One of the mechanisms introduced in GST is for matching the input credit claimed by the purchaser to the output tax declared by the seller in their respective GSTR – 1 & GSTR-2. In case of a mismatch, the purchaser will not be eligible to claim the input tax credit with regard to a purchase unless the same has been disclosed by the seller in his returns. Consequently, the purchaser is penalized for a fault of the seller and is denied credit despite having valid documents to evidence the purchase and input tax credit. This is done in order to plug the supposed loophole in the current system whereby the input tax credit is allowed to the purchases irrespective of the payment of tax on the same by the supplier.

 

Conclusion

The draft law gives us a sense of the possible future GST Law that will be introduced by the Government and provides organisations an opportunity to streamline their accounting and manage their business in a manner suited for the GST Regime.
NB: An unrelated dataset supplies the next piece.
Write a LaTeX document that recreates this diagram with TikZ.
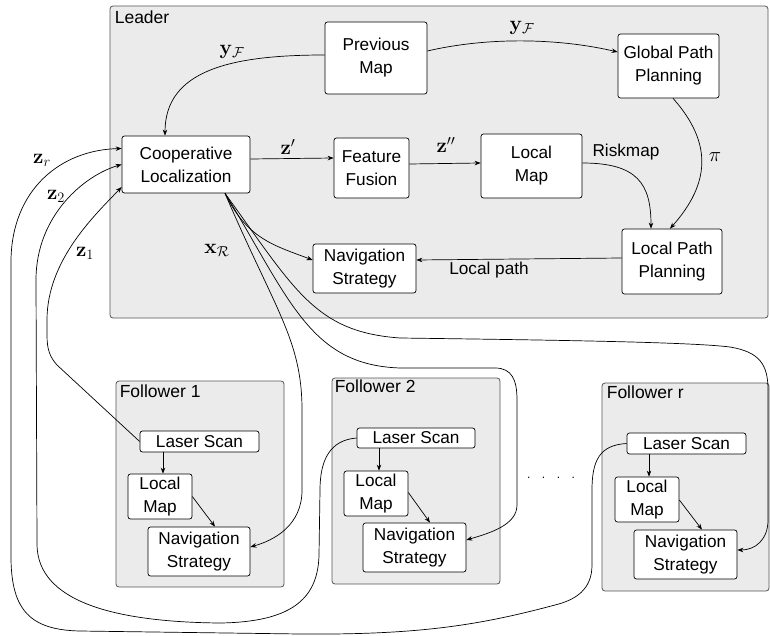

Further, once the Constitutional Amendment Bill for GST is passed by the Rajya Sabha (which is expected to be done during the on-going winter session of Parliament), we hope that the Government releases the final draft of the GST Laws for comments and suggestions by trade and industry.

 

GST rate structure and other matters

The Chief Economic Advisor led panel has also submitted its report on GST to the Finance Ministry on 4th December, 2015. The panel has recommended 17 - 18% as the standard rate of GST. The panel has also recommended the removal of 1% Additional Tax on interstate supply of goods. It has suggested a 12% rate for merit goods and 40% rate for goods such as luxury cars, aerated beverages, pan masala, tobacco and tobacco products. The panel has further advised the Government to include alcohol, real estate, electricity and petroleum within the scope of the GST to make the Indian manufacturing more competitive.